Home > Great Big Greenhouse Blog > October 2017 > BONNIE'S GARDEN--Tucking Your Vegetable Garden In

BONNIE'S GARDEN--Tucking Your Vegetable Garden In

I have two raised beds that I plant my veggies in—as well as assorted pots.  Every fall, one vegetable bed gets elected to keep on going with kale, spinach, snap peas, carrots, etc.  The other raised bed “goes to bed.” 

To put a garden plot to bed for the winter can mean one of two things.  Sometimes I plant a cover crop like buckwheat or red clover the first of September(I particularly like the red clover) and turn it under just after the first frost.  Usually, I do what I did this year—topped it with a bag of Green Sand, two inches each of mushroom compost and leaf compost and two inches of composted cow manure. 

Remember that ratio—one part animal based compost—like composted cow manure—and two parts plant based composts.  If you use too much manure, which is high in nitrogen, you run the risk of having great foliage on your tomatoes and peppers, but less fruit.  I don’t turn it under or till it in.  I just let it sit and every time it rains, all winter long, it’ll wash those nutrients down into the soil.  Come spring, I turn it over and plant.  Next year, the other raised bed will get to rest.
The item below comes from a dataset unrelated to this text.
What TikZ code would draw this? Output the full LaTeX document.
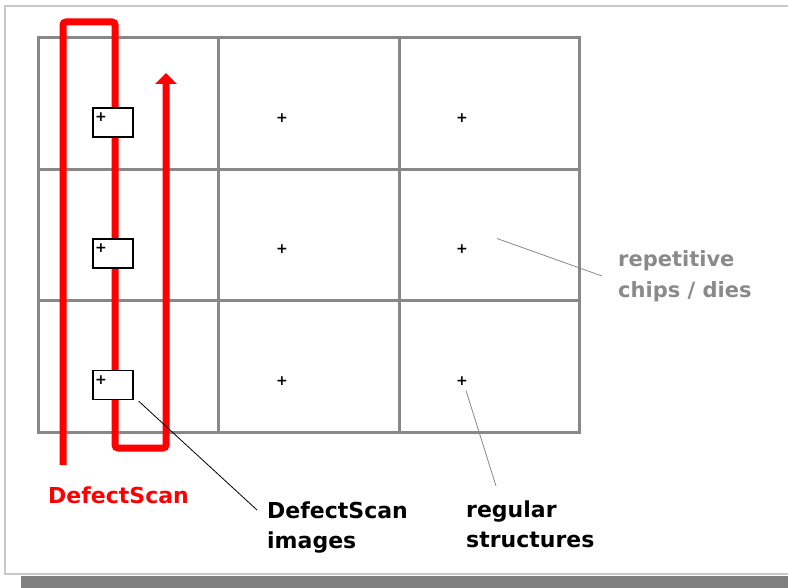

For the pots that grew herbs, a cherry tomato, and peppers on my deck, the plants stay until our first frost, then I pull them out and add a little compost and maybe even some earthworm castings to the top so it can work down into the soil over the winter.  Some of these pots may get to work over the winter growing tulip and daffodil bulbs with pansies on top.

Now is a good time, while the memory is fresh, to think about any problems you had this summer.  If you had diseases on any plants, remember that and next summer, plant something else there.  Tomatoes, potatoes, peppers, eggplant and tomatillos are all related.  If you had a problem with any one of those do not grow them in the same place next year—same with cucumber family members (cukes, melons, pumpkins, squash).  You can plant green beans there or any cucumber family members because they aren’t prone to the same problems.

If you had insect pests, it can also help to plant something else there next summer.  If you had squash bugs, then plant tomatoes there next year.  When the squash bugs hatch hungry and looking for squash, all they’ll find is tomatoes and maybe move on if the squash are planted a few rows away.

This year I’m definitely going to plant squash someplace else—maybe in the other raised bed.  Maybe in Chicago!  Because I was so busy this summer, I was not as diligent as I should have been early in the season when I saw the first little nymphs hatching ready to lay eggs.  I might even skip planting them next summer and buy at our Farmers  Market instead (every Thursday from 10 until 2).

Whatever you do with your vegetable garden over the winter do not allow weeds, debris, or dead garden veggies sit in it all winter long.  That just gives mold spores a plant to attach and insects a place to lay eggs.